Labour is now the true party of English patriotism, Sir Keir Starmer told the Sunday Telegraph earlier this year. “The cross of St George belongs to all who love this country.”
Like his Tory predecessors, Sir Keir likes to deploy absurd levels of patriotism to mask political failure in England’s most disadvantaged and abandoned communities. When this gets out of hand though, they all refuse to admit that if they’d been listening to what their own citizens were telling them they might have averted this. This won’t end with jailing those racists who attacked the police and defenceless Asian citizens.
Educational psychologists often use the phrase “all behaviour is communication”. It means, I think, that those who might engage in certain patterns of behaviour might be trying to tell us something else.
The violence we’ve witnessed in the wake of Southport has been mainly confined to the north of England’s most disadvantaged neighbourhoods. Poverty and a sense of abandonment will never justify lynch mobs and arson attacks on asylum hotels. Nevertheless, if addressing these factors doesn’t feature in the UK Government’s response then there will be more violence, triggered by something else in the years to come.
There is a sense in these communities that successive Labour and Conservative governments have punched down on them. And some in turn have responded by punching down on our Asian communities.
There is a sense too amongst white, working-class northerners that they are loathed by the politicians: for the way they speak; for their cultural preferences; for the way they choose to raise their children and for their concerns about mass immigration. Understandably, they ask why you’ll never find an asylum hostel in England’s leafier neighbourhoods.

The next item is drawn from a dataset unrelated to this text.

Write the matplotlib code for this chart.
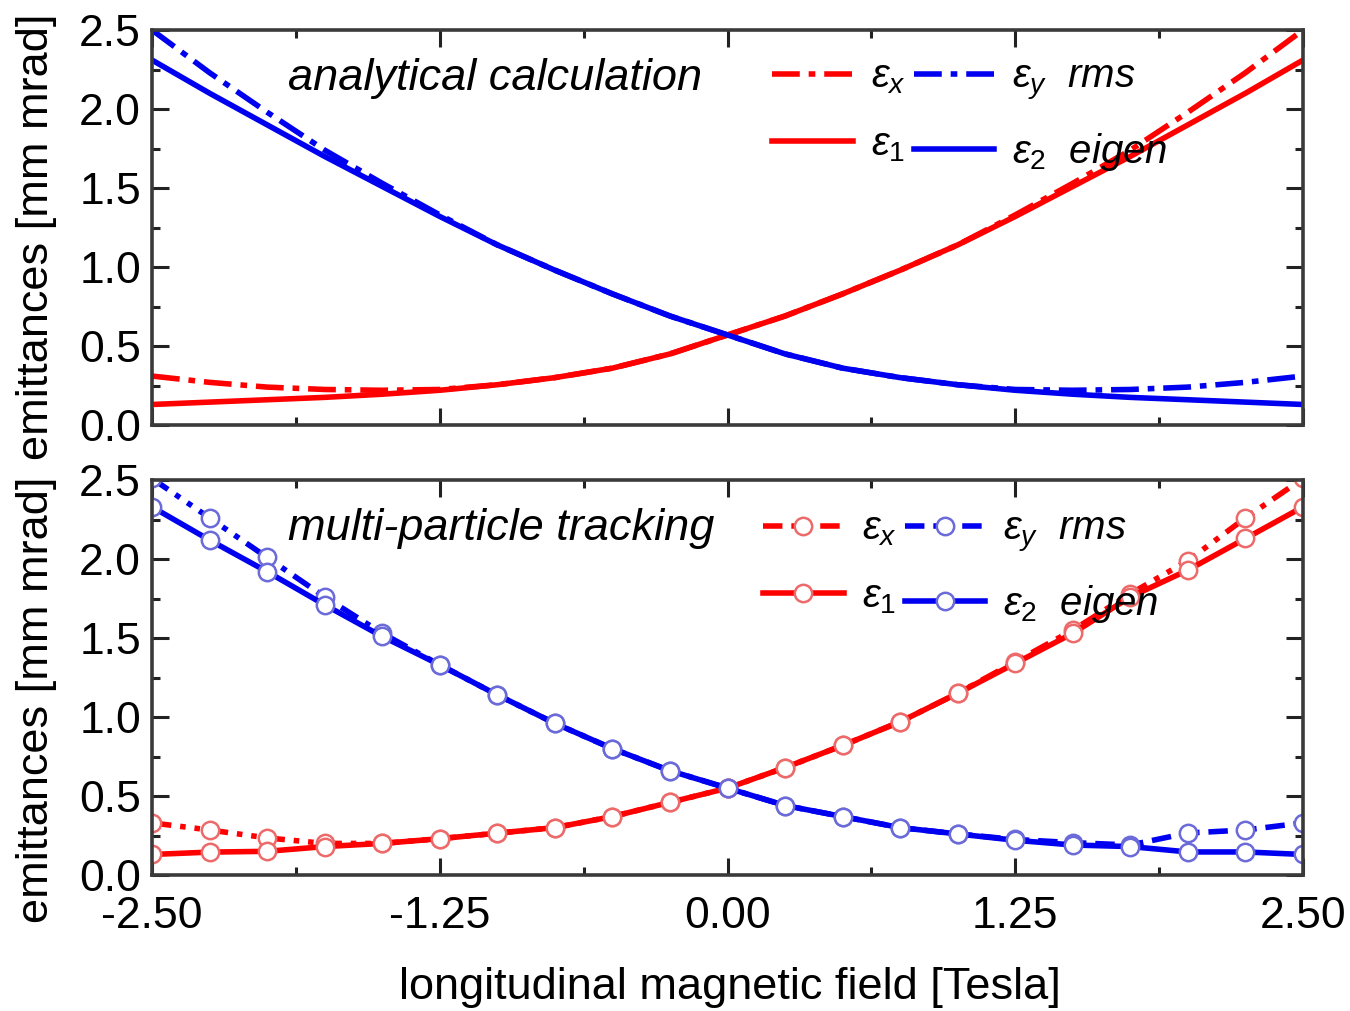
import matplotlib
matplotlib.use("Agg")
import matplotlib.pyplot as plt
from matplotlib.ticker import FixedLocator, FormatStrFormatter

plt.rcParams['font.family'] = ['Liberation Sans', 'DejaVu Sans']
plt.rcParams['mathtext.fontset'] = 'custom'
plt.rcParams['mathtext.it'] = 'Liberation Sans:italic'
plt.rcParams['mathtext.rm'] = 'Liberation Sans'

# field values [Tesla]
B = [-2.50, -2.25, -2.00, -1.75, -1.50, -1.25, -1.00, -0.75, -0.50, -0.25, 0.00,
     0.25, 0.50, 0.75, 1.00, 1.25, 1.50, 1.75, 2.00, 2.25, 2.50]

# analytical calculation
eps1_calc = [0.13, 0.145, 0.16, 0.175, 0.195, 0.22, 0.255, 0.30, 0.36, 0.45, 0.57,
             0.69, 0.83, 0.98, 1.14, 1.32, 1.51, 1.70, 1.90, 2.10, 2.31]
eps2_calc = [2.31, 2.10, 1.90, 1.70, 1.51, 1.32, 1.14, 0.98, 0.83, 0.69, 0.57,
             0.45, 0.36, 0.30, 0.255, 0.22, 0.195, 0.175, 0.16, 0.145, 0.13]
epsx_calc = [0.31, 0.27, 0.24, 0.225, 0.22, 0.225, 0.255, 0.30, 0.36, 0.45, 0.57,
             0.69, 0.83, 0.98, 1.14, 1.33, 1.53, 1.74, 1.98, 2.23, 2.50]
epsy_calc = [2.50, 2.23, 1.98, 1.74, 1.53, 1.33, 1.14, 0.98, 0.83, 0.69, 0.57,
             0.45, 0.36, 0.30, 0.255, 0.225, 0.22, 0.225, 0.24, 0.27, 0.31]

# multi-particle tracking
eps1_track = [0.13, 0.145, 0.15, 0.18, 0.20, 0.23, 0.265, 0.30, 0.37, 0.46, 0.55,
              0.68, 0.82, 0.97, 1.15, 1.34, 1.53, 1.76, 1.93, 2.13, 2.33]
eps2_track = [2.33, 2.12, 1.92, 1.71, 1.51, 1.33, 1.14, 0.96, 0.80, 0.66, 0.55,
              0.44, 0.37, 0.30, 0.26, 0.22, 0.19, 0.18, 0.146, 0.146, 0.13]
epsx_track = [0.33, 0.285, 0.235, 0.20, 0.20, 0.23, 0.265, 0.30, 0.37, 0.46, 0.55,
              0.68, 0.82, 0.97, 1.15, 1.35, 1.55, 1.78, 1.99, 2.26, 2.51]
epsy_track = [2.51, 2.26, 2.01, 1.76, 1.53, 1.33, 1.14, 0.96, 0.80, 0.66, 0.55,
              0.44, 0.37, 0.30, 0.26, 0.225, 0.205, 0.19, 0.266, 0.285, 0.33]

RED = "#ff0000"
BLUE = "#0000f0"
RED_M = "#ec6a6a"
BLUE_M = "#6a6ad8"

fig = plt.figure(figsize=(13.5, 10.11), dpi=100)
ax1 = fig.add_axes([0.1126, 0.5796, 0.8526, 0.3907])
ax2 = fig.add_axes([0.1126, 0.1345, 0.8526, 0.3907])

lw = 4.0
dd_top = (5, 1.6, 1.2, 1.6)
dd_bot = (3.5, 1.6, 1, 1.6, 1, 1.6)

# =========================
# analytical
# =========================
l_x, = ax1.plot(B, epsx_calc, color=RED, lw=lw, dashes=dd_top)
l_y, = ax1.plot(B, epsy_calc, color=BLUE, lw=lw, dashes=dd_top)
l_1, = ax1.plot(B, eps1_calc, color=RED, lw=lw)
l_2, = ax1.plot(B, eps2_calc, color=BLUE, lw=lw)

# =========================
# tracking
# =========================
mk = dict(marker="o", markersize=12.5, markerfacecolor="white", markeredgewidth=1.8)
m_x, = ax2.plot(B, epsx_track, color=RED, lw=lw, dashes=dd_bot, markeredgecolor=RED_M, **mk)
m_y, = ax2.plot(B, epsy_track, color=BLUE, lw=lw, dashes=dd_bot, markeredgecolor=BLUE_M, **mk)
m_1, = ax2.plot(B, eps1_track, color=RED, lw=lw, markeredgecolor=RED_M, **mk)
m_2, = ax2.plot(B, eps2_track, color=BLUE, lw=lw, markeredgecolor=BLUE_M, **mk)

for ax in (ax1, ax2):
    ax.set_xlim(-2.5, 2.5)
    ax.set_ylim(0, 2.5)
    ax.xaxis.set_major_locator(FixedLocator([-2.5, -1.25, 0, 1.25, 2.5]))
    ax.xaxis.set_minor_locator(FixedLocator([-1.875, -0.625, 0.625, 1.875]))
    ax.yaxis.set_major_locator(FixedLocator([0, 0.5, 1.0, 1.5, 2.0, 2.5]))
    ax.yaxis.set_minor_locator(FixedLocator([0.25, 0.75, 1.25, 1.75, 2.25]))
    ax.xaxis.set_major_formatter(FormatStrFormatter("%.2f"))
    ax.yaxis.set_major_formatter(FormatStrFormatter("%.1f"))
    ax.tick_params(which="both", direction="in", top=True, right=True,
                   color="#222222", width=2.2)
    ax.tick_params(which="major", length=12, labelsize=32, pad=8)
    ax.tick_params(which="minor", length=6)
    for s in ax.spines.values():
        s.set_linewidth(2.6)
        s.set_color("#3a3a3a")

ax1.tick_params(labelbottom=False)
ax2.tick_params(axis="x", pad=15)

ax1.text(0.118, 0.878, "analytical calculation", transform=ax1.transAxes,
         fontsize=32.5, style="italic", va="center", ha="left")
ax2.text(0.118, 0.878, "multi-particle tracking", transform=ax2.transAxes,
         fontsize=32.5, style="italic", va="center", ha="left")

leg_kw = dict(ncol=2, frameon=False, fontsize=29, handlelength=2.0,
              handletextpad=0.45, columnspacing=0.2, labelspacing=0.72,
              borderpad=0, borderaxespad=0, loc="upper left")
labels = [r"$\varepsilon_x$", r"$\varepsilon_1$",
          r"$\varepsilon_y$  $rms$", r"$\varepsilon_2$  $eigen$"]
ax1.legend([l_x, l_1, l_y, l_2], labels, bbox_to_anchor=(0.539, 0.93), **leg_kw)
ax2.legend([m_x, m_1, m_y, m_2], labels, bbox_to_anchor=(0.531, 0.925), **leg_kw)

fig.text(0.027, 1 - 237 / 1011, "emittances [mm mrad]", rotation=90,
         fontsize=32.5, ha="center", va="center")
fig.text(0.027, 1 - 700 / 1011, "emittances [mm mrad]", rotation=90,
         fontsize=32.5, ha="center", va="center")
fig.text(730 / 1350, 1 - 988 / 1011, "longitudinal magnetic field [Tesla]",
         fontsize=32.5, ha="center", va="center")

fig.savefig("out.png", dpi=100)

In 1997 they’d hoped that Labour would reverse Margaret Thatcher’s anti-trade union laws. Instead, they’ve had to live with zero-hours contracts; a scarcity of affordable homes and endless austerity. Within days of Labour returning to power last month they’ve learned that the two-child benefit cap will remain and that there will be no more winter fuel payments for many pensioners.
In the last 15 years the institutions and governments of the UK have been complicit in criminality conducted on the grand scale: lockdown parties; PPE profiteering; harbouring violent sex offenders; receiving benefits for political access; the Carillion scam; the Post Office scandal.
Before social media, the political elites could conceal their malfeasances: now they can be witnessed in real time. If the legislators are seen to be running a gangster state then why should the citizenry bother themselves overmuch about law and order?
In Scotland, the sanctimony of our own boutique radicals as England burns has been sickening. “It would never happen here,” they gloat.
Really? We live in a country where women can’t gather to discuss politics without being harassed by male gender activists. There are still prominent people in public life who want to shut Catholic schools. And tell this to the Roma Community on Glasgow’s south side who have been treated as sub-human since they settled here. Some SNP people want vigilantes to guard Glasgow’s streets at a far-right demo planned for next month. What will they do; chuck their artisan coffee pods at them?